__Task objective__:
Every record should be written out exactly, with the pictures left out.

══ Input

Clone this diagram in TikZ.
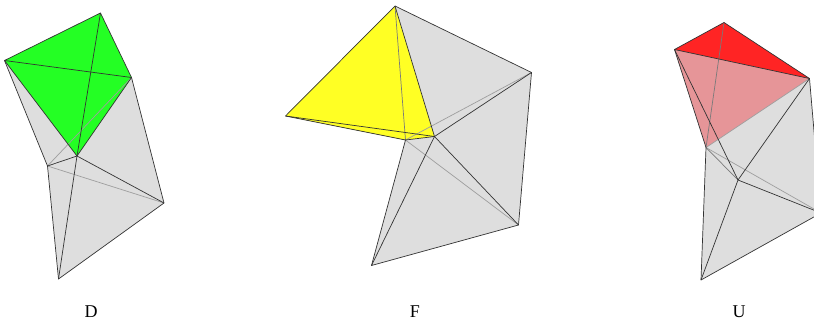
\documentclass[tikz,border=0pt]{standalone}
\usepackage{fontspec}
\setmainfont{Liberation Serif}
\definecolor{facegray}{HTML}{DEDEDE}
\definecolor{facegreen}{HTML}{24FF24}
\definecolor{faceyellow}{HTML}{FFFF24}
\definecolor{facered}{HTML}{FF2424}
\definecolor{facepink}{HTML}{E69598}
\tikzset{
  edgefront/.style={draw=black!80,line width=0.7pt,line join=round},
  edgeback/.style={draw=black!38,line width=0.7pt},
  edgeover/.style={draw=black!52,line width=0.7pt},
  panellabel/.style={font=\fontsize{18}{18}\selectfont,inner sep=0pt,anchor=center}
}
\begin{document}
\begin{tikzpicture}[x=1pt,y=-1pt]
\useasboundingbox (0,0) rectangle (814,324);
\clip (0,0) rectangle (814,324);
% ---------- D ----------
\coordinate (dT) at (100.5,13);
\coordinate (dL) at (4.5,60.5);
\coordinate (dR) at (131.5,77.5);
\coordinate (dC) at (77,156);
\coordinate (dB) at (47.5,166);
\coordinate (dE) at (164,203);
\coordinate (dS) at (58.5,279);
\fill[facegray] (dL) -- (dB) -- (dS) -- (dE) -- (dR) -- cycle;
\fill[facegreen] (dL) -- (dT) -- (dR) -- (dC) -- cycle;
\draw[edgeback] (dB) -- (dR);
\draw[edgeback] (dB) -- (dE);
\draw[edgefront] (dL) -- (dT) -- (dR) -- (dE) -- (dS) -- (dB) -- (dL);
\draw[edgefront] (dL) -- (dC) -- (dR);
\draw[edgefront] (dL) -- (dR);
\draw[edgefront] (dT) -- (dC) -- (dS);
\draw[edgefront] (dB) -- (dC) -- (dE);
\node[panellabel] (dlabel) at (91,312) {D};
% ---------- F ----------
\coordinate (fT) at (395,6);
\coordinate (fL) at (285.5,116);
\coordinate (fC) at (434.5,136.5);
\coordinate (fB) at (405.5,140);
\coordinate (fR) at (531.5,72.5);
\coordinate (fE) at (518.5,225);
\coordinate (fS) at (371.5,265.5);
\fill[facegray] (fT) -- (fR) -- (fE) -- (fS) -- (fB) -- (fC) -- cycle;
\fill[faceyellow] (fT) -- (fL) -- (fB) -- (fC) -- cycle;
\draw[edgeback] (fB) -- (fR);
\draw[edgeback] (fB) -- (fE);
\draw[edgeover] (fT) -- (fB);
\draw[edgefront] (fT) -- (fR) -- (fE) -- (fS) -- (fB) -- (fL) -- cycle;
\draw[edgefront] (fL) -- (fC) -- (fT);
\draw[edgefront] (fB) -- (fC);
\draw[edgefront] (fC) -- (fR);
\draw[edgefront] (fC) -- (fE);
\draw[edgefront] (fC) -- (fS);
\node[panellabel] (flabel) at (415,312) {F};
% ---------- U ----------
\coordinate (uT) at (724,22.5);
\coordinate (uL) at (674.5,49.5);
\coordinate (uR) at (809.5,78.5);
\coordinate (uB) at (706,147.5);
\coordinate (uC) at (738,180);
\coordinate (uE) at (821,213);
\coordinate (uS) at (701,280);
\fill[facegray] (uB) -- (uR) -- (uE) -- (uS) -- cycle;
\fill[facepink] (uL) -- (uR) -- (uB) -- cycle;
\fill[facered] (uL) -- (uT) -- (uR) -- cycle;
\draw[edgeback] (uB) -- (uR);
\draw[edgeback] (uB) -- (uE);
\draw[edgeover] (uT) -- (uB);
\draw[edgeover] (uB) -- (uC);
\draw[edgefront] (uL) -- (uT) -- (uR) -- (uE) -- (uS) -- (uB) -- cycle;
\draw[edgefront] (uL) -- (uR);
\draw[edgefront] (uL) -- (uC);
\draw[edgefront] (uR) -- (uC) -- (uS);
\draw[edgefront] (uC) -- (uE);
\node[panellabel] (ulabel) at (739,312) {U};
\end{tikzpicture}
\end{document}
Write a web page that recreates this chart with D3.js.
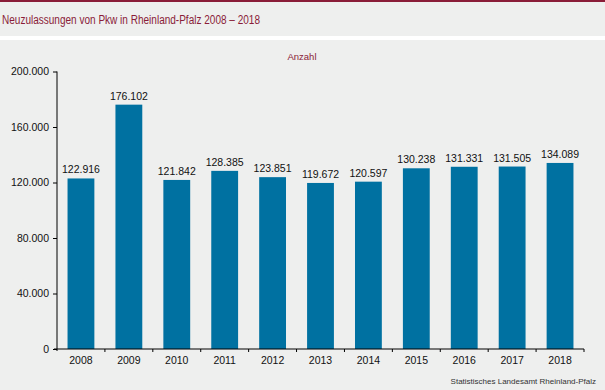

════

__Worked solution__:
Clone this diagram in TikZ.
\documentclass[tikz,border=0pt]{standalone}
\usepackage{fontspec}
\setmainfont{Liberation Serif}
\definecolor{facegray}{HTML}{DEDEDE}
\definecolor{facegreen}{HTML}{24FF24}
\definecolor{faceyellow}{HTML}{FFFF24}
\definecolor{facered}{HTML}{FF2424}
\definecolor{facepink}{HTML}{E69598}
\tikzset{
  edgefront/.style={draw=black!80,line width=0.7pt,line join=round},
  edgeback/.style={draw=black!38,line width=0.7pt},
  edgeover/.style={draw=black!52,line width=0.7pt},
  panellabel/.style={font=\fontsize{18}{18}\selectfont,inner sep=0pt,anchor=center}
}
\begin{document}
\begin{tikzpicture}[x=1pt,y=-1pt]
\useasboundingbox (0,0) rectangle (814,324);
\clip (0,0) rectangle (814,324);
% ---------- D ----------
\coordinate (dT) at (100.5,13);
\coordinate (dL) at (4.5,60.5);
\coordinate (dR) at (131.5,77.5);
\coordinate (dC) at (77,156);
\coordinate (dB) at (47.5,166);
\coordinate (dE) at (164,203);
\coordinate (dS) at (58.5,279);
\fill[facegray] (dL) -- (dB) -- (dS) -- (dE) -- (dR) -- cycle;
\fill[facegreen] (dL) -- (dT) -- (dR) -- (dC) -- cycle;
\draw[edgeback] (dB) -- (dR);
\draw[edgeback] (dB) -- (dE);
\draw[edgefront] (dL) -- (dT) -- (dR) -- (dE) -- (dS) -- (dB) -- (dL);
\draw[edgefront] (dL) -- (dC) -- (dR);
\draw[edgefront] (dL) -- (dR);
\draw[edgefront] (dT) -- (dC) -- (dS);
\draw[edgefront] (dB) -- (dC) -- (dE);
\node[panellabel] (dlabel) at (91,312) {D};
% ---------- F ----------
\coordinate (fT) at (395,6);
\coordinate (fL) at (285.5,116);
\coordinate (fC) at (434.5,136.5);
\coordinate (fB) at (405.5,140);
\coordinate (fR) at (531.5,72.5);
\coordinate (fE) at (518.5,225);
\coordinate (fS) at (371.5,265.5);
\fill[facegray] (fT) -- (fR) -- (fE) -- (fS) -- (fB) -- (fC) -- cycle;
\fill[faceyellow] (fT) -- (fL) -- (fB) -- (fC) -- cycle;
\draw[edgeback] (fB) -- (fR);
\draw[edgeback] (fB) -- (fE);
\draw[edgeover] (fT) -- (fB);
\draw[edgefront] (fT) -- (fR) -- (fE) -- (fS) -- (fB) -- (fL) -- cycle;
\draw[edgefront] (fL) -- (fC) -- (fT);
\draw[edgefront] (fB) -- (fC);
\draw[edgefront] (fC) -- (fR);
\draw[edgefront] (fC) -- (fE);
\draw[edgefront] (fC) -- (fS);
\node[panellabel] (flabel) at (415,312) {F};
% ---------- U ----------
\coordinate (uT) at (724,22.5);
\coordinate (uL) at (674.5,49.5);
\coordinate (uR) at (809.5,78.5);
\coordinate (uB) at (706,147.5);
\coordinate (uC) at (738,180);
\coordinate (uE) at (821,213);
\coordinate (uS) at (701,280);
\fill[facegray] (uB) -- (uR) -- (uE) -- (uS) -- cycle;
\fill[facepink] (uL) -- (uR) -- (uB) -- cycle;
\fill[facered] (uL) -- (uT) -- (uR) -- cycle;
\draw[edgeback] (uB) -- (uR);
\draw[edgeback] (uB) -- (uE);
\draw[edgeover] (uT) -- (uB);
\draw[edgeover] (uB) -- (uC);
\draw[edgefront] (uL) -- (uT) -- (uR) -- (uE) -- (uS) -- (uB) -- cycle;
\draw[edgefront] (uL) -- (uR);
\draw[edgefront] (uL) -- (uC);
\draw[edgefront] (uR) -- (uC) -- (uS);
\draw[edgefront] (uC) -- (uE);
\node[panellabel] (ulabel) at (739,312) {U};
\end{tikzpicture}
\end{document}
Write a web page that recreates this chart with D3.js.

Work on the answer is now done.